**INSTRUCTIONS FOR THE TASK:** Copy out each line exactly; pictures stay out of the copy.

**INFORMATION SHOWN:**
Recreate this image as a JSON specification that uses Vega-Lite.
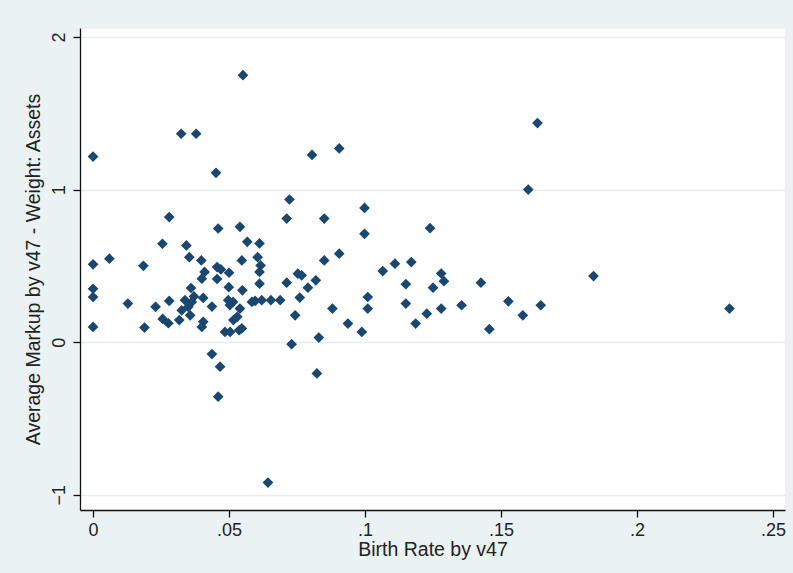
{
  "$schema": "https://vega.github.io/schema/vega-lite/v6.json",
  "width": 705,
  "height": 482,
  "autosize": "none",
  "padding": {"left": 80, "top": 28, "right": 8, "bottom": 63},
  "background": "#EAF2F3",
  "view": {"fill": "white", "stroke": "#EAF2F3"},
  "config": {
    "font": "Liberation Sans",
    "axis": {
      "labelFont": "Liberation Sans",
      "titleFont": "Liberation Sans",
      "labelFontSize": 18,
      "titleFontSize": 19.5,
      "titleFontWeight": "normal",
      "labelColor": "#222222",
      "titleColor": "#222222",
      "domainColor": "#111111",
      "tickColor": "#111111",
      "domainWidth": 1.3,
      "tickWidth": 1.3,
      "tickSize": 7,
      "gridColor": "#E4ECEE",
      "gridWidth": 1.5
    }
  },
  "data": {
    "values": [
      {"x": 0, "y": 1.216}, {"x": 0, "y": 0.51}, {"x": 0, "y": 0.35}, {"x": 0, "y": 0.296}, {"x": 0, "y": 0.10},
      {"x": 0.006, "y": 0.547}, {"x": 0.0128, "y": 0.253}, {"x": 0.0185, "y": 0.50}, {"x": 0.0189, "y": 0.096},
      {"x": 0.023, "y": 0.232}, {"x": 0.0255, "y": 0.645}, {"x": 0.0256, "y": 0.152}, {"x": 0.0277, "y": 0.124},
      {"x": 0.028, "y": 0.27}, {"x": 0.028, "y": 0.82}, {"x": 0.0317, "y": 0.145}, {"x": 0.0324, "y": 1.366},
      {"x": 0.0379, "y": 1.366}, {"x": 0.0343, "y": 0.634}, {"x": 0.0354, "y": 0.557}, {"x": 0.036, "y": 0.355},
      {"x": 0.0338, "y": 0.275}, {"x": 0.0363, "y": 0.264}, {"x": 0.035, "y": 0.231}, {"x": 0.0357, "y": 0.176},
      {"x": 0.0326, "y": 0.209}, {"x": 0.0371, "y": 0.30}, {"x": 0.0398, "y": 0.536}, {"x": 0.041, "y": 0.46},
      {"x": 0.040, "y": 0.416}, {"x": 0.0405, "y": 0.29}, {"x": 0.0437, "y": 0.233}, {"x": 0.0405, "y": 0.133},
      {"x": 0.040, "y": 0.10}, {"x": 0.0437, "y": -0.078}, {"x": 0.0467, "y": -0.161}, {"x": 0.046, "y": -0.357},
      {"x": 0.0452, "y": 1.11}, {"x": 0.046, "y": 0.745}, {"x": 0.0456, "y": 0.492}, {"x": 0.047, "y": 0.477},
      {"x": 0.050, "y": 0.455}, {"x": 0.0456, "y": 0.414}, {"x": 0.0499, "y": 0.36}, {"x": 0.0497, "y": 0.275},
      {"x": 0.0515, "y": 0.264}, {"x": 0.0503, "y": 0.243}, {"x": 0.0549, "y": 0.34}, {"x": 0.054, "y": 0.22},
      {"x": 0.053, "y": 0.166}, {"x": 0.0516, "y": 0.145}, {"x": 0.0485, "y": 0.067}, {"x": 0.0504, "y": 0.067},
      {"x": 0.0537, "y": 0.078}, {"x": 0.0551, "y": 1.75}, {"x": 0.054, "y": 0.756}, {"x": 0.0567, "y": 0.658},
      {"x": 0.0612, "y": 0.647}, {"x": 0.0547, "y": 0.536}, {"x": 0.0605, "y": 0.557}, {"x": 0.0616, "y": 0.503},
      {"x": 0.0612, "y": 0.46}, {"x": 0.0612, "y": 0.383}, {"x": 0.0547, "y": 0.09}, {"x": 0.0584, "y": 0.264},
      {"x": 0.0596, "y": 0.27}, {"x": 0.062, "y": 0.275}, {"x": 0.0654, "y": 0.275}, {"x": 0.0688, "y": 0.275},
      {"x": 0.0643, "y": -0.92}, {"x": 0.0712, "y": 0.81}, {"x": 0.0722, "y": 0.935}, {"x": 0.0712, "y": 0.39},
      {"x": 0.0753, "y": 0.449}, {"x": 0.0767, "y": 0.438}, {"x": 0.0819, "y": 0.405}, {"x": 0.079, "y": 0.357},
      {"x": 0.076, "y": 0.292}, {"x": 0.0743, "y": 0.176}, {"x": 0.073, "y": -0.013}, {"x": 0.0805, "y": 1.227},
      {"x": 0.0905, "y": 1.27}, {"x": 0.085, "y": 0.81}, {"x": 0.085, "y": 0.536}, {"x": 0.0905, "y": 0.58},
      {"x": 0.088, "y": 0.22}, {"x": 0.0937, "y": 0.122}, {"x": 0.0988, "y": 0.067}, {"x": 0.083, "y": 0.03},
      {"x": 0.0823, "y": -0.205}, {"x": 0.0998, "y": 0.88}, {"x": 0.0998, "y": 0.71}, {"x": 0.101, "y": 0.296},
      {"x": 0.101, "y": 0.22}, {"x": 0.1065, "y": 0.466}, {"x": 0.111, "y": 0.514}, {"x": 0.117, "y": 0.525},
      {"x": 0.115, "y": 0.38}, {"x": 0.115, "y": 0.253}, {"x": 0.1186, "y": 0.122}, {"x": 0.1227, "y": 0.187},
      {"x": 0.1239, "y": 0.747}, {"x": 0.125, "y": 0.357}, {"x": 0.128, "y": 0.45}, {"x": 0.129, "y": 0.40},
      {"x": 0.128, "y": 0.22}, {"x": 0.1355, "y": 0.242}, {"x": 0.1426, "y": 0.39}, {"x": 0.1457, "y": 0.085},
      {"x": 0.1527, "y": 0.268}, {"x": 0.158, "y": 0.176}, {"x": 0.160, "y": 1.0}, {"x": 0.1634, "y": 1.436},
      {"x": 0.1646, "y": 0.242}, {"x": 0.184, "y": 0.433}, {"x": 0.234, "y": 0.22}
    ]
  },
  "mark": {"type": "point", "shape": "diamond", "filled": true, "size": 115, "color": "#1a476f", "opacity": 1},
  "encoding": {
    "x": {
      "field": "x",
      "type": "quantitative",
      "title": "Birth Rate by v47",
      "scale": {"domain": [-0.0048, 0.2544], "nice": false, "zero": false},
      "axis": {
        "values": [0, 0.05, 0.1, 0.15, 0.2, 0.25],
        "labelExpr": "datum.value == 0 ? '0' : slice(format(datum.value, '~g'), 1)",
        "grid": false,
        "labelPadding": 4,
        "titlePadding": 1,
        "labelFlush": false
      }
    },
    "y": {
      "field": "y",
      "type": "quantitative",
      "title": "Average Markup by v47 - Weight: Assets",
      "scale": {"domain": [-1.1, 2.059], "nice": false, "zero": false},
      "axis": {
        "values": [-1, 0, 1, 2],
        "grid": true,
        "labelAngle": 270,
        "labelAlign": "center",
        "labelBaseline": "bottom",
        "labelPadding": 5,
        "titlePadding": 7,
        "labelFlush": false
      }
    }
  }
}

**FULL ANSWER:**
Recreate this image as a JSON specification that uses Vega-Lite.
{
  "$schema": "https://vega.github.io/schema/vega-lite/v6.json",
  "width": 705,
  "height": 482,
  "autosize": "none",
  "padding": {"left": 80, "top": 28, "right": 8, "bottom": 63},
  "background": "#EAF2F3",
  "view": {"fill": "white", "stroke": "#EAF2F3"},
  "config": {
    "font": "Liberation Sans",
    "axis": {
      "labelFont": "Liberation Sans",
      "titleFont": "Liberation Sans",
      "labelFontSize": 18,
      "titleFontSize": 19.5,
      "titleFontWeight": "normal",
      "labelColor": "#222222",
      "titleColor": "#222222",
      "domainColor": "#111111",
      "tickColor": "#111111",
      "domainWidth": 1.3,
      "tickWidth": 1.3,
      "tickSize": 7,
      "gridColor": "#E4ECEE",
      "gridWidth": 1.5
    }
  },
  "data": {
    "values": [
      {"x": 0, "y": 1.216}, {"x": 0, "y": 0.51}, {"x": 0, "y": 0.35}, {"x": 0, "y": 0.296}, {"x": 0, "y": 0.10},
      {"x": 0.006, "y": 0.547}, {"x": 0.0128, "y": 0.253}, {"x": 0.0185, "y": 0.50}, {"x": 0.0189, "y": 0.096},
      {"x": 0.023, "y": 0.232}, {"x": 0.0255, "y": 0.645}, {"x": 0.0256, "y": 0.152}, {"x": 0.0277, "y": 0.124},
      {"x": 0.028, "y": 0.27}, {"x": 0.028, "y": 0.82}, {"x": 0.0317, "y": 0.145}, {"x": 0.0324, "y": 1.366},
      {"x": 0.0379, "y": 1.366}, {"x": 0.0343, "y": 0.634}, {"x": 0.0354, "y": 0.557}, {"x": 0.036, "y": 0.355},
      {"x": 0.0338, "y": 0.275}, {"x": 0.0363, "y": 0.264}, {"x": 0.035, "y": 0.231}, {"x": 0.0357, "y": 0.176},
      {"x": 0.0326, "y": 0.209}, {"x": 0.0371, "y": 0.30}, {"x": 0.0398, "y": 0.536}, {"x": 0.041, "y": 0.46},
      {"x": 0.040, "y": 0.416}, {"x": 0.0405, "y": 0.29}, {"x": 0.0437, "y": 0.233}, {"x": 0.0405, "y": 0.133},
      {"x": 0.040, "y": 0.10}, {"x": 0.0437, "y": -0.078}, {"x": 0.0467, "y": -0.161}, {"x": 0.046, "y": -0.357},
      {"x": 0.0452, "y": 1.11}, {"x": 0.046, "y": 0.745}, {"x": 0.0456, "y": 0.492}, {"x": 0.047, "y": 0.477},
      {"x": 0.050, "y": 0.455}, {"x": 0.0456, "y": 0.414}, {"x": 0.0499, "y": 0.36}, {"x": 0.0497, "y": 0.275},
      {"x": 0.0515, "y": 0.264}, {"x": 0.0503, "y": 0.243}, {"x": 0.0549, "y": 0.34}, {"x": 0.054, "y": 0.22},
      {"x": 0.053, "y": 0.166}, {"x": 0.0516, "y": 0.145}, {"x": 0.0485, "y": 0.067}, {"x": 0.0504, "y": 0.067},
      {"x": 0.0537, "y": 0.078}, {"x": 0.0551, "y": 1.75}, {"x": 0.054, "y": 0.756}, {"x": 0.0567, "y": 0.658},
      {"x": 0.0612, "y": 0.647}, {"x": 0.0547, "y": 0.536}, {"x": 0.0605, "y": 0.557}, {"x": 0.0616, "y": 0.503},
      {"x": 0.0612, "y": 0.46}, {"x": 0.0612, "y": 0.383}, {"x": 0.0547, "y": 0.09}, {"x": 0.0584, "y": 0.264},
      {"x": 0.0596, "y": 0.27}, {"x": 0.062, "y": 0.275}, {"x": 0.0654, "y": 0.275}, {"x": 0.0688, "y": 0.275},
      {"x": 0.0643, "y": -0.92}, {"x": 0.0712, "y": 0.81}, {"x": 0.0722, "y": 0.935}, {"x": 0.0712, "y": 0.39},
      {"x": 0.0753, "y": 0.449}, {"x": 0.0767, "y": 0.438}, {"x": 0.0819, "y": 0.405}, {"x": 0.079, "y": 0.357},
      {"x": 0.076, "y": 0.292}, {"x": 0.0743, "y": 0.176}, {"x": 0.073, "y": -0.013}, {"x": 0.0805, "y": 1.227},
      {"x": 0.0905, "y": 1.27}, {"x": 0.085, "y": 0.81}, {"x": 0.085, "y": 0.536}, {"x": 0.0905, "y": 0.58},
      {"x": 0.088, "y": 0.22}, {"x": 0.0937, "y": 0.122}, {"x": 0.0988, "y": 0.067}, {"x": 0.083, "y": 0.03},
      {"x": 0.0823, "y": -0.205}, {"x": 0.0998, "y": 0.88}, {"x": 0.0998, "y": 0.71}, {"x": 0.101, "y": 0.296},
      {"x": 0.101, "y": 0.22}, {"x": 0.1065, "y": 0.466}, {"x": 0.111, "y": 0.514}, {"x": 0.117, "y": 0.525},
      {"x": 0.115, "y": 0.38}, {"x": 0.115, "y": 0.253}, {"x": 0.1186, "y": 0.122}, {"x": 0.1227, "y": 0.187},
      {"x": 0.1239, "y": 0.747}, {"x": 0.125, "y": 0.357}, {"x": 0.128, "y": 0.45}, {"x": 0.129, "y": 0.40},
      {"x": 0.128, "y": 0.22}, {"x": 0.1355, "y": 0.242}, {"x": 0.1426, "y": 0.39}, {"x": 0.1457, "y": 0.085},
      {"x": 0.1527, "y": 0.268}, {"x": 0.158, "y": 0.176}, {"x": 0.160, "y": 1.0}, {"x": 0.1634, "y": 1.436},
      {"x": 0.1646, "y": 0.242}, {"x": 0.184, "y": 0.433}, {"x": 0.234, "y": 0.22}
    ]
  },
  "mark": {"type": "point", "shape": "diamond", "filled": true, "size": 115, "color": "#1a476f", "opacity": 1},
  "encoding": {
    "x": {
      "field": "x",
      "type": "quantitative",
      "title": "Birth Rate by v47",
      "scale": {"domain": [-0.0048, 0.2544], "nice": false, "zero": false},
      "axis": {
        "values": [0, 0.05, 0.1, 0.15, 0.2, 0.25],
        "labelExpr": "datum.value == 0 ? '0' : slice(format(datum.value, '~g'), 1)",
        "grid": false,
        "labelPadding": 4,
        "titlePadding": 1,
        "labelFlush": false
      }
    },
    "y": {
      "field": "y",
      "type": "quantitative",
      "title": "Average Markup by v47 - Weight: Assets",
      "scale": {"domain": [-1.1, 2.059], "nice": false, "zero": false},
      "axis": {
        "values": [-1, 0, 1, 2],
        "grid": true,
        "labelAngle": 270,
        "labelAlign": "center",
        "labelBaseline": "bottom",
        "labelPadding": 5,
        "titlePadding": 7,
        "labelFlush": false
      }
    }
  }
}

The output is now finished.